═══ Recorded information ═══

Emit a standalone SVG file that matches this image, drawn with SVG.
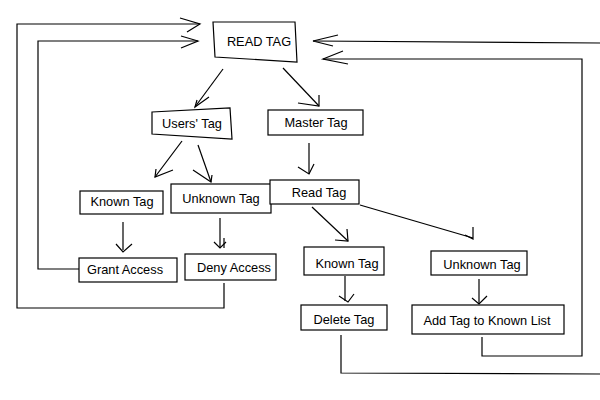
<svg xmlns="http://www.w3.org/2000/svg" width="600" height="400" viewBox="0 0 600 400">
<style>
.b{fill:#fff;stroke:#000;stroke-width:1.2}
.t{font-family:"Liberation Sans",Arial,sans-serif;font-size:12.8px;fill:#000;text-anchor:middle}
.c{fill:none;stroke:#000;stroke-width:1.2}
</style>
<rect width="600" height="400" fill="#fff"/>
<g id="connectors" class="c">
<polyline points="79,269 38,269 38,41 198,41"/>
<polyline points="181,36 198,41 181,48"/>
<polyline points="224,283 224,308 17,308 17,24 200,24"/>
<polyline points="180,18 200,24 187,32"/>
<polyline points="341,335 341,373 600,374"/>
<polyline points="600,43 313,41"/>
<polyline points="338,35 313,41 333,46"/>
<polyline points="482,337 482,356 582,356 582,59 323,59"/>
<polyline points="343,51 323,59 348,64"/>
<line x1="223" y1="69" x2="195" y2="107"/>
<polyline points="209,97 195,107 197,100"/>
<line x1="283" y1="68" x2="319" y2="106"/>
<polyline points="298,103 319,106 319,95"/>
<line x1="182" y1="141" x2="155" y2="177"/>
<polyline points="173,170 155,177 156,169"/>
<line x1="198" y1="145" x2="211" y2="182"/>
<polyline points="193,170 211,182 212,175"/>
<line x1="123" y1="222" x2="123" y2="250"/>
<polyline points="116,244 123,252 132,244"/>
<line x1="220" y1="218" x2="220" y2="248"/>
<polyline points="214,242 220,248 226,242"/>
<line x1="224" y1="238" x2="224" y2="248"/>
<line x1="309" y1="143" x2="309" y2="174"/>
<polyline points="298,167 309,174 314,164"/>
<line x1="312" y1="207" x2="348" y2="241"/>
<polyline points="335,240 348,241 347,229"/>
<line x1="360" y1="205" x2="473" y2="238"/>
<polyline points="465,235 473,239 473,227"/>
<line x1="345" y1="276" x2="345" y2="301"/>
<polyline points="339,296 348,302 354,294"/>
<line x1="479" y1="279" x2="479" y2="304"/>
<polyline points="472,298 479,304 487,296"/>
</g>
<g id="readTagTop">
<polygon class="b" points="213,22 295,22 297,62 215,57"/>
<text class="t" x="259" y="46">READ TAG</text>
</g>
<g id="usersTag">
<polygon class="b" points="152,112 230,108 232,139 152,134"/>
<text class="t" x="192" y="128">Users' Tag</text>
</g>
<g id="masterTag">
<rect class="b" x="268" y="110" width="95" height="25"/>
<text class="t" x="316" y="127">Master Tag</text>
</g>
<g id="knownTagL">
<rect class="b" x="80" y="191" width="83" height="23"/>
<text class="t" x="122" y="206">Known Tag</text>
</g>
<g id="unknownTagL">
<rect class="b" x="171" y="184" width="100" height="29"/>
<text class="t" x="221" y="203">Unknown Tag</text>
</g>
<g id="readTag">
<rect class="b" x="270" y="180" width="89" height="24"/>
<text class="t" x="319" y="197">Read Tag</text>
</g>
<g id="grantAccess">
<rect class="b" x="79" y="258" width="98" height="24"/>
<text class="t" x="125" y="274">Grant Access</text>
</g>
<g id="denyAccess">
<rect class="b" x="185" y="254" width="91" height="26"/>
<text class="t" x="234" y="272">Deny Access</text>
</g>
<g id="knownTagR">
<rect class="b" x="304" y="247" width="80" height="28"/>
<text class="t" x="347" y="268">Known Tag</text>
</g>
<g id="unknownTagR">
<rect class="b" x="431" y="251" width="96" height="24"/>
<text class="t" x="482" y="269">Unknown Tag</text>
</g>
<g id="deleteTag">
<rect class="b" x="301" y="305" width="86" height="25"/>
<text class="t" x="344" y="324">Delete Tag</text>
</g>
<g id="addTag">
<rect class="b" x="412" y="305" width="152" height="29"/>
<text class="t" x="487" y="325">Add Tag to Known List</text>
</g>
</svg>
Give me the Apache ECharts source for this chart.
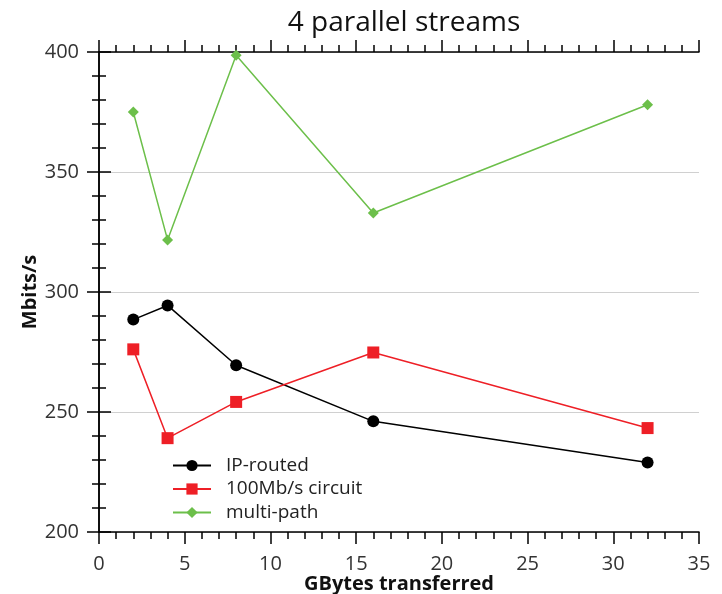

═══

Count all lines of the data that include "this". The answer is the number alone.

» **Problem solution**:
2